I rediscovered a YouTube classic today. How to be alone, a poem by Tanya Davis, and video by Andrea Dorfman (filmed in Halifax, too!) Before I left to go on exchange to Australia, there were workshops on cultural communication and making learning plans that I generally brushed off. I had gone abroad before and never had much trouble adjusting. There were a few things I didn’t expect about exchange, one of them being that I’d finally learn how to cook for myself after three years in Totem Park (I did it), and another being the difficulty of making meaningful friends. I thought it would be easy. I’d meet Sally Sue at orientation, we’d both like Ryan Gosling memes, and boom we would go on awesome trips together. Maybe her dad would own a Marble Slab Creamery or something, and I’d eat all the ice cream I wanted.
But exchange hasn’t been like that. A lot of people have talked about the difficulty of meeting people who aren’t exchange students while abroad. Yes, that’s been difficult for me too. Beyond that, it’s been more difficult making friends (exchange or not) that I have more meaningful relationships with beyond the surface level of it all. This is not to say that I haven’t met any friends, but I want to put it out there that it was a lot easier than I expected. And with the friends that I have met here in Australia, our friendships are different or not as strong to the ones I have with people in Canada, another adjustment I wasn’t expecting.
I would describe myself as an outgoing, friendly, and independent person. I’ve traveled internationally on many occasions by myself, haven’t lived at home since high school, and I had never thought that finding meaningful friends here in Australia would be difficult. Some reasons why I haven’t made meaningful friends are because I’m a commuter student for the first time, most of the occasions I’m invited to are about partying (when at home, regular partying hasn’t been a part of my university experience), and the simple fact that a lot of the students I’ve met I haven’t had a lot in common with. I’m lucky that I’m comfortable being alone (like in the video) otherwise exchange might of been a disaster for me. I would of been talking to my dog calendar and eating even more chocolate pudding alone than I already do.

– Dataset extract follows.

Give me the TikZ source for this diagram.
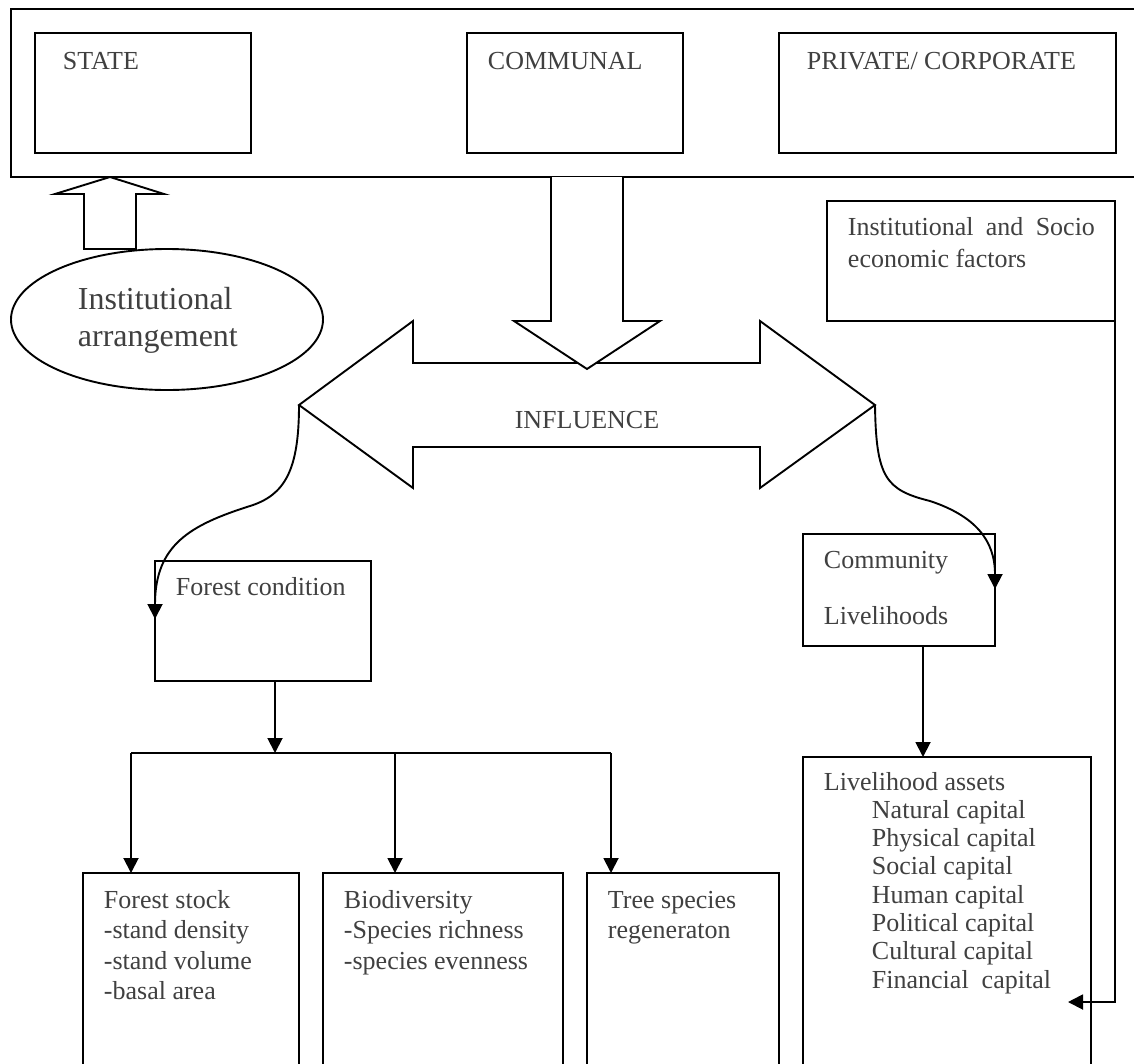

So tonight I made a decision. I only have 4 weeks left in Australia and I’m leaving a month earlier than planned because I don’t have any exams and I have accepted what is best described as my dream job in Ottawa. I’ve decided that I’m going to start blogging about the things I do alone and try some of the things that Tanya Davis says in her poem for future UBC Go Global students who might have the same difficulty as me. Even if you don’t feel outgoing, or if you are worried about making meaningful friends, I want to show others that those things shouldn’t stop you from making the most out of exchange. I still have fun, I’m loving Australia* and no one is here to stop me from eating all the chocolate pudding I want (except for the weekends when my boyfriend comes to visit, then I feel judged).
I hope I remember to take lots of photos and I hope this mini-project inspires others who have difficulties adjusting to life abroad. The part of the poem that talks about going dancing by yourself.. now that seems like a scary one. You’ll have to wait to see if I do that one.
*Australia is extremely expensive to live in, especially since I don’t have a job. That part, I’m not enjoying at all.